Stored records
■ ■ ■ ■
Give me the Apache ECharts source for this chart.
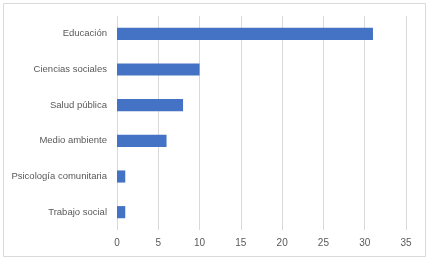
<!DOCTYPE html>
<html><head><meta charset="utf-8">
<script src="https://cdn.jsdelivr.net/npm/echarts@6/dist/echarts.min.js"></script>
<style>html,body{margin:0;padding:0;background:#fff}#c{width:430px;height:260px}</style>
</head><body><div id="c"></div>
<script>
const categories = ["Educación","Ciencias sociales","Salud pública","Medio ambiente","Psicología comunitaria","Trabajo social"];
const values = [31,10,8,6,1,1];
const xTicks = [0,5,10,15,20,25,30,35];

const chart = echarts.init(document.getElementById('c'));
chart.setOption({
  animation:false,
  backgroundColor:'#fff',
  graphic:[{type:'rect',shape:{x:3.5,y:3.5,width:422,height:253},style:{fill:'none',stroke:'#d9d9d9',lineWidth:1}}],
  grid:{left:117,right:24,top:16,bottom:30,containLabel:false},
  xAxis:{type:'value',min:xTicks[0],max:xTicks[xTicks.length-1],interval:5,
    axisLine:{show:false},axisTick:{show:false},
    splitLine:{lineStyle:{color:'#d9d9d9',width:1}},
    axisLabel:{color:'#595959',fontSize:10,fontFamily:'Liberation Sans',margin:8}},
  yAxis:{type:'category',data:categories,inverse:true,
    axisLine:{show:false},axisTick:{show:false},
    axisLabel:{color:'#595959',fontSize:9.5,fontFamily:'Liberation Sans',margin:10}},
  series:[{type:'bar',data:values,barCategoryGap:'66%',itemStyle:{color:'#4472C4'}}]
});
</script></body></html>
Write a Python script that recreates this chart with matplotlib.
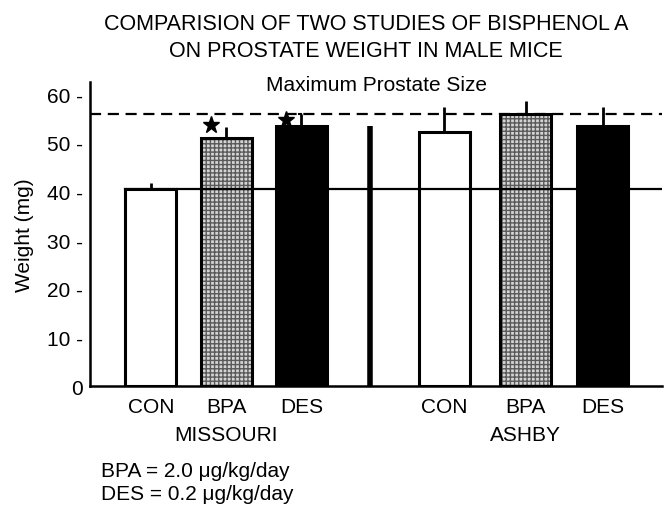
■ ■ ■ ■
Set down all the data again exactly as above, pictures excluded.

Give me the Apache ECharts source for this chart.
<!DOCTYPE html>
<html><head><meta charset="utf-8">
<script src="https://cdn.jsdelivr.net/npm/echarts@6/dist/echarts.min.js"></script>
<style>html,body{margin:0;padding:0;background:#fff}#c{width:430px;height:260px}</style>
</head><body><div id="c"></div>
<script>
const categories = ["Educación","Ciencias sociales","Salud pública","Medio ambiente","Psicología comunitaria","Trabajo social"];
const values = [31,10,8,6,1,1];
const xTicks = [0,5,10,15,20,25,30,35];

const chart = echarts.init(document.getElementById('c'));
chart.setOption({
  animation:false,
  backgroundColor:'#fff',
  graphic:[{type:'rect',shape:{x:3.5,y:3.5,width:422,height:253},style:{fill:'none',stroke:'#d9d9d9',lineWidth:1}}],
  grid:{left:117,right:24,top:16,bottom:30,containLabel:false},
  xAxis:{type:'value',min:xTicks[0],max:xTicks[xTicks.length-1],interval:5,
    axisLine:{show:false},axisTick:{show:false},
    splitLine:{lineStyle:{color:'#d9d9d9',width:1}},
    axisLabel:{color:'#595959',fontSize:10,fontFamily:'Liberation Sans',margin:8}},
  yAxis:{type:'category',data:categories,inverse:true,
    axisLine:{show:false},axisTick:{show:false},
    axisLabel:{color:'#595959',fontSize:9.5,fontFamily:'Liberation Sans',margin:10}},
  series:[{type:'bar',data:values,barCategoryGap:'66%',itemStyle:{color:'#4472C4'}}]
});
</script></body></html>
Write a Python script that recreates this chart with matplotlib.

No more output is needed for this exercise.